She said the provinces decided there are good public policy reasons to have anthrax control programs. One is to prevent the spread from one premises to another, and another is to make sure humans are careful when handling carcasses of dead animals.
It’s unlikely that people could be infected, but it can happen.
Producers are encouraged to vaccinate their herds and regularly monitor animals on pasture.
After the significant outbreak in Saskatchewan in 2006, Althouse said producers likely did vaccinate, but after several years with fewer cases the rate probably dropped off.
Anthrax spores live naturally in the soil and cause disease when the soil is disturbed due to weather such as flooding or drought. Grazing animals are susceptible because they are breathing in the spores near the ground.
Althouse said it’s important for producers to confirm a dead animal did or didn’t have anthrax because it can spread so quickly, particularly in bison herds.
Anthrax is now a provincially notifiable disease. Once the ministry is made aware of a positive test, it will pay for the cost of the test at Prairie Diagnostic Services in Saskatoon. It will also pay for a couple of visits by a private veterinarian to make the diagnosis and then ensure that proper carcass disposal has taken place.

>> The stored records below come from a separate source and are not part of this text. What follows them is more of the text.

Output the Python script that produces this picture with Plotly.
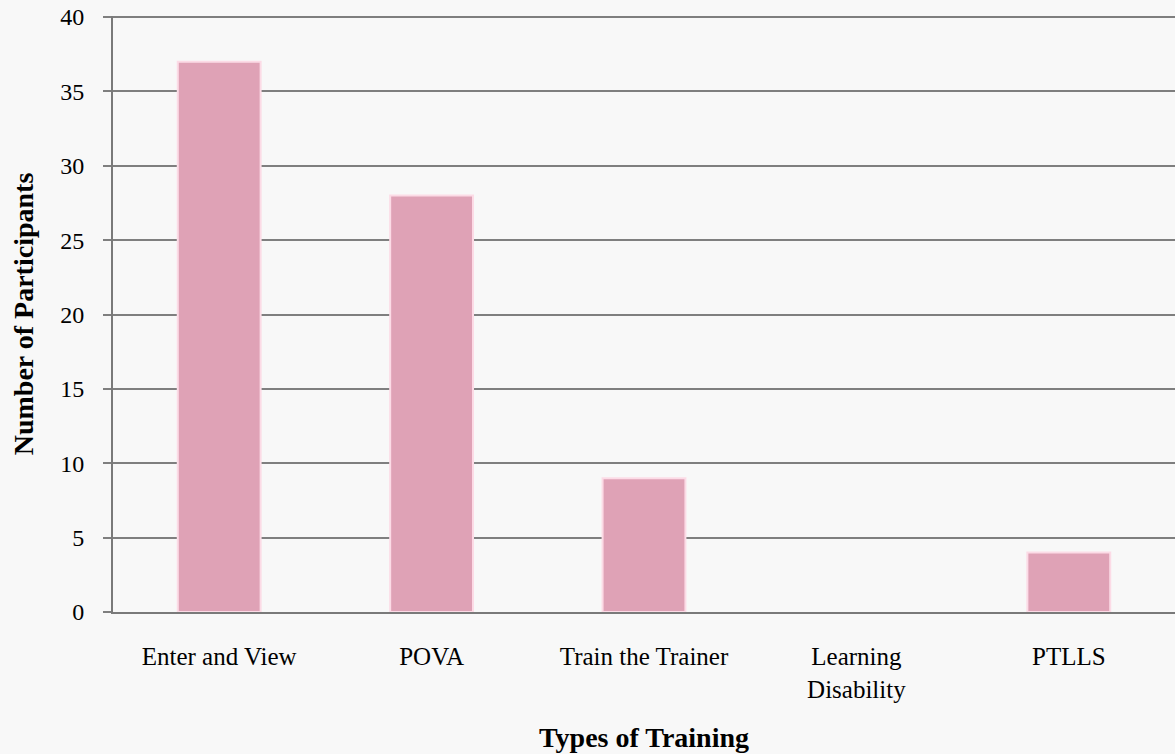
import plotly.graph_objects as go

categories = ["Enter and View", "POVA", "Train the Trainer", "Learning<br>Disability", "PTLLS"]
participants = [37, 28, 9, 0, 4]
y_ticks = [0, 5, 10, 15, 20, 25, 30, 35, 40]

font_family = "Liberation Serif, DejaVu Serif, serif"

fig = go.Figure()
fig.add_trace(go.Bar(
    x=categories,
    y=participants,
    width=0.39,
    marker=dict(
        color="#dfa2b6",
        line=dict(color="#fcdbe6", width=[2 if v > 0 else 0 for v in participants]),
    ),
))

fig.update_layout(
    width=1175, height=754,
    margin=dict(l=113, r=0, t=16, b=142),
    paper_bgcolor="#f8f8f8",
    plot_bgcolor="#f8f8f8",
    showlegend=False,
    font=dict(family=font_family, size=25, color="#000000"),
)
fig.update_xaxes(
    showgrid=False,
    showline=True, linecolor="#7a7a7a", linewidth=2,
    ticks="", tickfont=dict(size=25),
    ticklabelstandoff=21,
    title=dict(text="<b>Types of Training</b>", font=dict(size=28), standoff=26),
    fixedrange=True,
)
fig.update_yaxes(
    range=[0, 40.07],
    tickvals=y_ticks,
    showgrid=True, gridcolor="#7f7f7f", gridwidth=1.5,
    showline=True, linecolor="#7a7a7a", linewidth=2,
    ticks="outside", ticklen=8, tickcolor="#7f7f7f", tickwidth=1.5,
    tickfont=dict(size=24),
    ticklabelstandoff=14,
    title=dict(text="<b>Number of Participants</b>", font=dict(size=28), standoff=18),
    zeroline=False,
)

fig.write_html(
    "out.html",
    config={"displayModeBar": False},
    post_script="document.body.style.margin='0';",
)
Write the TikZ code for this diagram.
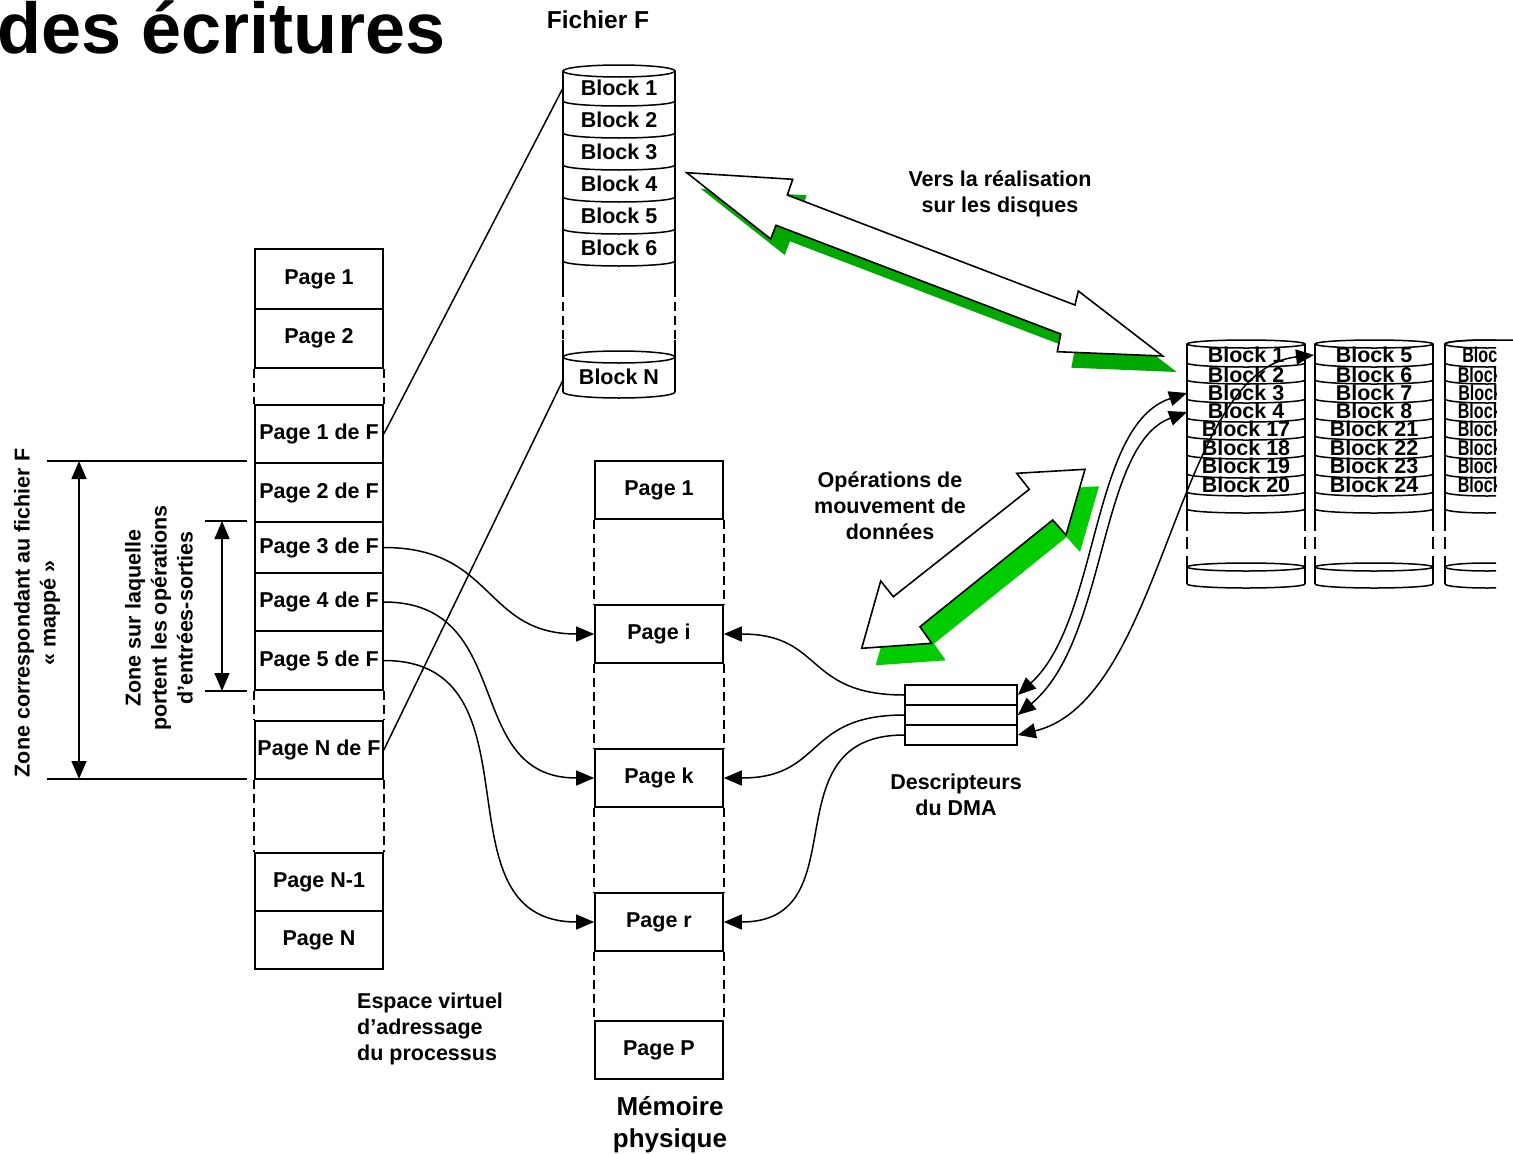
\documentclass[tikz,border=0pt]{standalone}
\usepackage{fontspec}
\setmainfont{Liberation Sans}
\usetikzlibrary{arrows.meta}
\definecolor{shadowA}{RGB}{0,168,0}
\definecolor{shadowB}{RGB}{0,204,0}
\newcommand\txtfont{\fontsize{21.5}{26}\selectfont\bfseries}
\newcommand\diskbody[2]{%
  \draw[cyl] (#1,344) ellipse[x radius=#2pt,y radius=4pt];
  \foreach \yy in {363,380,399,418,436,455,474,492,509}
    \draw[cyl] ({#1-#2},\yy) arc[start angle=180,end angle=360,x radius=#2pt,y radius=4pt];
  \foreach \s in {-#2,#2} {
    \draw[cyl] ({#1+\s},344) -- ({#1+\s},531);
    \draw[cyl] ({#1+\s},537) -- ({#1+\s},549);
    \draw[cyl] ({#1+\s},556) -- ({#1+\s},584);
  }
  \draw[cyl] (#1,567) ellipse[x radius=#2pt,y radius=4pt];
  \draw[cyl] ({#1-#2},584) arc[start angle=180,end angle=360,x radius=#2pt,y radius=4pt];
}
\begin{document}
\begin{tikzpicture}[x=1pt,y=-1pt,
  >={Triangle[length=18pt,width=15pt]},
  txt/.style={font=\txtfont, inner sep=0pt, align=center},
  pbox/.style={draw, line width=1.6pt, minimum width=128pt, inner sep=0pt, font=\txtfont},
  dsh/.style={line width=1.8pt, dash pattern=on 9pt off 5pt},
  cyl/.style={line width=1.5pt},
  conn/.style={line width=1.5pt},
  hollow/.style={draw=black, fill=white, line width=1.6pt, line join=miter},
]
\useasboundingbox (0,0) rectangle (1513,1154);

% title
\node[font=\fontsize{72}{80}\selectfont\bfseries, anchor=base west, inner sep=0pt] (title) at (-3,53) {des écritures};

% ---------- virtual address space ----------
\node[pbox,minimum height=60pt] (v1) at (319,279) {Page 1};
\node[pbox,minimum height=59pt] (v2) at (319,338.5) {Page 2};
\node[pbox,minimum height=58pt] (f1) at (319,434) {Page 1 de F};
\node[pbox,minimum height=59pt] (f2) at (319,492.5) {Page 2 de F};
\node[pbox,minimum height=51pt] (f3) at (319,547.5) {Page 3 de F};
\node[pbox,minimum height=58pt] (f4) at (319,602) {Page 4 de F};
\node[pbox,minimum height=59pt] (f5) at (319,660.5) {Page 5 de F};
\node[pbox,minimum height=58pt] (fN) at (319,750) {Page N de F};
\node[pbox,minimum height=58pt] (vN1) at (319,882) {Page N-1};
\node[pbox,minimum height=58pt] (vN) at (319,940) {Page N};
\foreach \a/\b in {v2/f1,f5/fN,fN/vN1} {
  \draw[dsh] (\a.south west) -- (\b.north west);
  \draw[dsh] (\a.south east) -- (\b.north east);
}

% ---------- physical memory ----------
\node[pbox,minimum height=58pt] (m1) at (659,490) {Page 1};
\node[pbox,minimum height=58pt] (mi) at (659,634) {Page i};
\node[pbox,minimum height=58pt] (mk) at (659,778) {Page k};
\node[pbox,minimum height=58pt] (mr) at (659,922) {Page r};
\node[pbox,minimum height=58pt] (mP) at (659,1050) {Page P};
\foreach \a/\b in {m1/mi,mi/mk,mk/mr,mr/mP} {
  \draw[dsh] (\a.south west) -- (\b.north west);
  \draw[dsh] (\a.south east) -- (\b.north east);
}

% ---------- DMA descriptors ----------
\node[draw,line width=1.6pt,minimum width=112pt,minimum height=20pt,inner sep=0pt] (d1) at (961,695) {};
\node[draw,line width=1.6pt,minimum width=112pt,minimum height=20pt,inner sep=0pt] (d2) at (961,715) {};
\node[draw,line width=1.6pt,minimum width=112pt,minimum height=20pt,inner sep=0pt] (d3) at (961,735) {};

% ---------- file F cylinder ----------
\draw[cyl] (619,71) ellipse[x radius=56pt,y radius=6pt];
\foreach \yy in {101,133,165,197,229,261}
  \draw[cyl] (563,\yy) arc[start angle=180,end angle=360,x radius=56pt,y radius=5pt];
\foreach \xx in {563,675} {
  \draw[cyl] (\xx,71) -- (\xx,288);
  \draw[dsh] (\xx,288) -- (\xx,340);
  \draw[cyl] (\xx,340) -- (\xx,392);
}
\draw[cyl] (619,357) ellipse[x radius=56pt,y radius=6pt];
\draw[cyl] (563,392) arc[start angle=180,end angle=360,x radius=56pt,y radius=6pt];
\foreach \i in {1,...,6}
  \node[txt] (fb\i) at (619,{88+32*(\i-1)}) {Block \i};
\node[txt] (fbN) at (619,377) {Block N};
\coordinate (fB1) at (563,88);
\coordinate (fBN) at (563,380);

% ---------- disk cylinders ----------
\diskbody{1246}{59}
\foreach \t/\yy in {Block 1/355,Block 2/375,Block 3/393,Block 4/411,Block 17/429,Block 18/448,Block 19/466,Block 20/485}
  \node[txt] at (1246,\yy) {\t};
\diskbody{1374}{59}
\foreach \t/\yy in {Block 5/355,Block 6/375,Block 7/393,Block 8/411,Block 21/429,Block 22/448,Block 23/466,Block 24/485}
  \node[txt] at (1374,\yy) {\t};
\begin{scope}
  \clip (1438,336) rectangle (1496,600);
  \diskbody{1487}{42}
  \foreach \t/\yy in {Block 9/355,Block 10/375,Block 11/393,Block 12/411,Block 25/429,Block 26/448,Block 27/466,Block 28/485}
    \node[txt,xscale=0.75] at (1491,\yy) {\t};
\end{scope}
\draw[cyl] (1445,344) arc[start angle=180,end angle=90,x radius=42pt,y radius=4pt] -- (1513,340);
\coordinate (dB3) at (1187,393);
\coordinate (dB4) at (1187,412);
\coordinate (dB5) at (1314,355);

% ---------- hollow arrows with shadows ----------
\fill[shadowA, shift={(14,16)}] (686.7,172.7) -- (792.7,179.3) -- (787.3,195) -- (1075,305) -- (1078.3,291) -- (1162.7,356) -- (1057.3,351.7) -- (1060.7,334) -- (776,225.3) -- (770.7,239) -- cycle;
\path[hollow] (686.7,172.7) -- (792.7,179.3) -- (787.3,195) -- (1075,305) -- (1078.3,291) -- (1162.7,356) -- (1057.3,351.7) -- (1060.7,334) -- (776,225.3) -- (770.7,239) -- cycle;

\fill[shadowB, shift={(14,17)}] (1085,469.3) -- (1016.7,473.3) -- (1029.3,489.3) -- (893.3,596.7) -- (880.7,581) -- (861.7,648.3) -- (931.7,643.3) -- (920,626.7) -- (1052.7,520) -- (1066,535) -- cycle;
\path[hollow] (1085,469.3) -- (1016.7,473.3) -- (1029.3,489.3) -- (893.3,596.7) -- (880.7,581) -- (861.7,648.3) -- (931.7,643.3) -- (920,626.7) -- (1052.7,520) -- (1066,535) -- cycle;

% ---------- labels ----------
\node[txt,font=\fontsize{24.5}{28}\selectfont\bfseries] (lblF) at (598,20) {Fichier F};
\node[txt] (lblV) at (1000,194) {Vers la réalisation\\sur les disques};
\node[txt] (lblO) at (890,506) {Opérations de\\mouvement de\\données};
\node[txt] (lblD) at (956,795) {Descripteurs\\du DMA};
\node[txt,align=left,anchor=west] (lblE) at (357,1029) {Espace virtuel\\d’adressage\\du processus};
\node[txt,font=\fontsize{26}{32}\selectfont\bfseries] (lblM) at (670,1125) {Mémoire\\physique};
\node[txt,rotate=90] (lblZ1) at (37,613) {Zone correspondant au fichier F\\« mappé »};
\node[txt,rotate=90] (lblZ2) at (159,618) {Zone sur laquelle\\portent les opérations\\d’entrées-sorties};

% ---------- dimension arrows ----------
\coordinate (zt1) at (47,461); \coordinate (zt2) at (247,461);
\coordinate (zb1) at (47,779); \coordinate (zb2) at (247,779);
\draw[conn] (zt1) -- (zt2);
\draw[conn] (zb1) -- (zb2);
\draw[conn,<->] (79,461) -- (79,779);
\coordinate (st1) at (205,521); \coordinate (st2) at (247,521);
\coordinate (sb1) at (205,691); \coordinate (sb2) at (247,691);
\draw[conn] (st1) -- (st2);
\draw[conn] (sb1) -- (sb2);
\draw[conn,<->] (222,521) -- (222,691);

% ---------- connectors ----------
\draw[conn] (f1.east) -- (fB1);
\draw[conn] (fN.east) -- (fBN);
\draw[conn,->] (f3.east) to[out=0,in=180,looseness=1.25] (mi.west);
\draw[conn,->] (f4.east) to[out=0,in=180,looseness=1.25] (mk.west);
\draw[conn,->] (f5.east) to[out=0,in=180,looseness=1.25] (mr.west);
\draw[conn,->] (d1.west) to[out=180,in=0,looseness=1.35] (mi.east);
\draw[conn,->] (d2.west) to[out=180,in=0,looseness=1.35] (mk.east);
\draw[conn,->] (d3.west) to[out=180,in=0,looseness=1.35] (mr.east);
\draw[conn,<->] (d1.east) .. controls (1100,620) and (1090,425) .. (dB3);
\draw[conn,<->] (d2.east) .. controls (1108,640) and (1098,445) .. (dB4);
\draw[conn,<->] (d3.east) .. controls (1165,700) and (1175,370) .. (dB5);
\end{tikzpicture}
\end{document}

A communication plan is in place so producers and the public will know as soon as a positive case occurs.
“That may give them an opportunity to consider their risk and maybe round up and vaccinate their animals if they haven’t already,” Althouse said.
She added the cost of this program will depend on the disease itself. If there are only the usual two or three cases a year, it won’t be expensive. A widespread outbreak would require emergency funding.
The province will also implement short-term quarantines and trace any animals that left an infected farm in the previous seven days.
It has ordered some carcass-side diagnostic test kits from the U.S. Navy and will provide those to veterinarians who practice in higher risk areas such as Prince Albert, Melfort, Wynyard, Foam Lake and Yorkton.
In 2012, only three cases of anthrax were reported in Canada. Two involved bison herds in the Saskatchewan rural municipality of Three Lakes and the third was a cattle herd in the Rural Municipality of Kinistino.
No cases were reported to the end of June.
There have been a couple of cases in the northern states.